4. De Raad oordeelt als volgt.
4.1.1.Ingevolge artikel 5.5 van de Wsf 2000 is de diplomatermijn hoger onderwijs een periode van tien jaren. Deze periode vangt aan op de eerste dag van de maand waarover voor het eerst studiefinanciering is toegekend voor het volgen van hoger onderwijs.
4.1.2.Ingevolge artikel 5.16, eerste lid, van de Wsf 2000 wordt, indien een student als direct gevolg van bijzondere omstandigheden van tijdelijke aard niet in staat is binnen de diplomatermijn hoger onderwijs met goed gevolg het afsluitend examen te behalen, deze termijn verlengd met de duur van die bijzondere omstandigheden.
4.1.3.Ingevolge artikel 5.16, tweede lid, van de Wsf 2000 wordt, indien een student als direct gevolg van bijzondere omstandigheden van structurele aard niet in staat is binnen de diplomatermijn hoger onderwijs met goed gevolg het afsluitend examen te behalen, deze termijn, op aanvraag, verlengd met 5 jaren. Onder bijzondere omstandigheden van structurele aard kunnen in ieder geval worden verstaan functiebeperking of chronische ziekte.

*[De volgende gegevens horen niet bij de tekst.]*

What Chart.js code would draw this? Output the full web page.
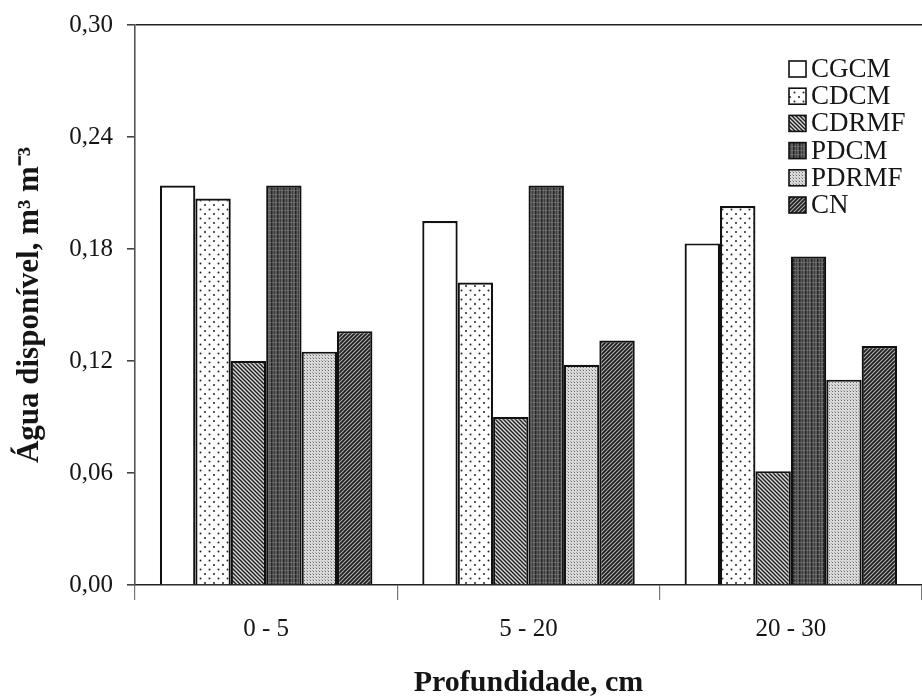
<!DOCTYPE html>
<html>
<head>
<meta charset="utf-8">
<script src="https://cdn.jsdelivr.net/npm/chart.js@4.4.1/dist/chart.umd.min.js"></script>
<style>
  body { margin: 0; background: #fff; }
  canvas { display: block; }
</style>
</head>
<body>
<canvas id="chart" width="922" height="700"></canvas>
<script>
// profundidades (eixo x)
const depths = ['0 - 5', '5 - 20', '20 - 30'];

// água disponível, m3 m-3, por tratamento
const cgcm = [0.214, 0.195, 0.183];
const cdcm = [0.207, 0.162, 0.203];
const cdrmf = [0.120, 0.090, 0.061];
const pdcm = [0.214, 0.214, 0.176];
const pdrmf = [0.125, 0.118, 0.110];
const cn = [0.136, 0.131, 0.128];

const yTicks = [0, 0.06, 0.12, 0.18, 0.24, 0.30];

const serif = '"Liberation Serif", "Times New Roman", serif';
const ink = '#151515';

// padrões de preenchimento (imitam as hachuras do original)
function makePattern(w, h, draw) {
  const c = document.createElement('canvas');
  c.width = w; c.height = h;
  const g = c.getContext('2d');
  draw(g, w, h);
  return g.createPattern(c, 'repeat');
}

const patWhite = '#ffffff';

const patDots = makePattern(9, 9, (g) => {
  g.fillStyle = '#fff'; g.fillRect(0, 0, 9, 9);
  g.fillStyle = '#222';
  g.beginPath(); g.arc(2.5, 2.5, 1, 0, Math.PI * 2); g.fill();
  g.beginPath(); g.arc(7, 7, 1, 0, Math.PI * 2); g.fill();
});

const patBack = makePattern(4, 4, (g) => {
  g.fillStyle = '#dcdcdc'; g.fillRect(0, 0, 4, 4);
  g.strokeStyle = '#222'; g.lineWidth = 1.5;
  g.beginPath();
  g.moveTo(-1, -1); g.lineTo(5, 5);
  g.moveTo(-1, 3); g.lineTo(1, 5);
  g.moveTo(3, -1); g.lineTo(5, 1);
  g.stroke();
});

const patDark = makePattern(6, 4, (g) => {
  g.fillStyle = '#5e5e5e'; g.fillRect(0, 0, 6, 4);
  g.fillStyle = '#222'; g.fillRect(1, 0, 1.5, 4);
  g.fillStyle = '#3c3c3c'; g.fillRect(4, 0, 1, 4);
  g.fillStyle = '#777'; g.fillRect(0, 2, 6, 0.6);
});

const patFine = makePattern(3, 3, (g) => {
  g.fillStyle = '#dadada'; g.fillRect(0, 0, 3, 3);
  g.fillStyle = '#6a6a6a'; g.fillRect(1, 1, 1, 1);
  g.fillStyle = '#a8a8a8'; g.fillRect(0, 0, 1, 1);
});

const patFwd = makePattern(4, 4, (g) => {
  g.fillStyle = '#b0b0b0'; g.fillRect(0, 0, 4, 4);
  g.strokeStyle = '#1c1c1c'; g.lineWidth = 1.7;
  g.beginPath();
  g.moveTo(-1, 5); g.lineTo(5, -1);
  g.moveTo(-1, 1); g.lineTo(1, -1);
  g.moveTo(3, 5); g.lineTo(5, 3);
  g.stroke();
});

function serie(label, data, fill) {
  return {
    label, data,
    backgroundColor: fill,
    borderColor: '#111',
    borderWidth: 2.2,
    barPercentage: 1,
    categoryPercentage: 0.81,
  };
}

// legenda em coluna dentro da área do gráfico, canto superior direito
const boxLegend = {
  id: 'boxLegend',
  afterDatasetsDraw(chart) {
    const { ctx, chartArea } = chart;
    const x = chartArea.right - 133;
    const y0 = chartArea.top + 44;
    ctx.save();
    ctx.font = '27px ' + serif;
    ctx.textBaseline = 'middle';
    chart.data.datasets.forEach((ds, i) => {
      const y = y0 + i * 27.2;
      ctx.fillStyle = ds.backgroundColor;
      ctx.fillRect(x, y - 8, 17, 16);
      ctx.strokeStyle = '#111';
      ctx.lineWidth = 1.6;
      ctx.strokeRect(x, y - 8, 17, 16);
      ctx.fillStyle = ink;
      ctx.fillText(ds.label, x + 22, y + 1);
    });
    ctx.restore();
  }
};

new Chart(document.getElementById('chart'), {
  type: 'bar',
  data: {
    labels: depths,
    datasets: [
      serie('CGCM', cgcm, patWhite),
      serie('CDCM', cdcm, patDots),
      serie('CDRMF', cdrmf, patBack),
      serie('PDCM', pdcm, patDark),
      serie('PDRMF', pdrmf, patFine),
      serie('CN', cn, patFwd),
    ],
  },
  options: {
    responsive: false,
    animation: false,
    layout: { padding: { top: 25, right: 0, left: 0, bottom: 0 } },
    plugins: {
      legend: { display: false },
      tooltip: { enabled: false },
    },
    scales: {
      x: {
        afterFit: (s) => { s.height = 115; },
        grid: {
          offset: true,
          drawOnChartArea: false,
          drawTicks: true,
          tickLength: 15,
          color: '#777',
          lineWidth: 1.2,
        },
        border: { display: true, color: '#222', width: 1.6 },
        ticks: { color: ink, padding: 14, font: { family: serif, size: 25 } },
        title: {
          display: true,
          text: 'Profundidade, cm',
          color: ink,
          padding: { top: 0, bottom: 0 },
          font: { family: serif, size: 30, weight: 'bold', lineHeight: 1.1 },
        },
      },
      y: {
        min: 0,
        max: 0.3,
        afterFit: (s) => { s.width = 135; },
        afterBuildTicks: (s) => { s.ticks = yTicks.map((v) => ({ value: v })); },
        grid: {
          drawTicks: true,
          tickLength: 8,
          tickColor: '#444',
          color: (c) => (c.tick && c.tick.value >= 0.299 ? '#222' : 'rgba(0,0,0,0)'),
          lineWidth: 1.6,
        },
        border: { display: true, color: '#555', width: 1.6 },
        ticks: {
          color: ink,
          padding: 14,
          font: { family: serif, size: 25, lineHeight: 0.6 },
          callback: (v) => Number(v).toFixed(2).replace('.', ','),
        },
        title: {
          display: true,
          text: 'Água disponível, m³ m⁻³',
          color: ink,
          padding: { top: 13, bottom: 0 },
          font: { family: serif, size: 31, weight: 'bold', lineHeight: 1.1 },
        },
      },
    },
  },
  plugins: [boxLegend],
});
</script>
</body>
</html>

4.1.4.Ingevolge artikel 5.16, vijfde lid stelt de minister op aanvraag van de student vast of er sprake is van bijzondere omstandigheden in de zin van dit artikel. De bijzondere omstandigheden kunnen uitsluitend worden aangetoond door gedagtekende verklaringen van een arts en de natuurlijke persoon of het bestuur van de rechtspersoon van de onderwijsinstelling waar hij is ingeschreven. Indien de bijzondere omstandigheden uitsluitend van niet-medische aard zijn, volstaat een gedagtekende verklaring van de natuurlijke persoon of het bestuur van de rechtspersoon van de onderwijsinstelling waar de student is ingeschreven.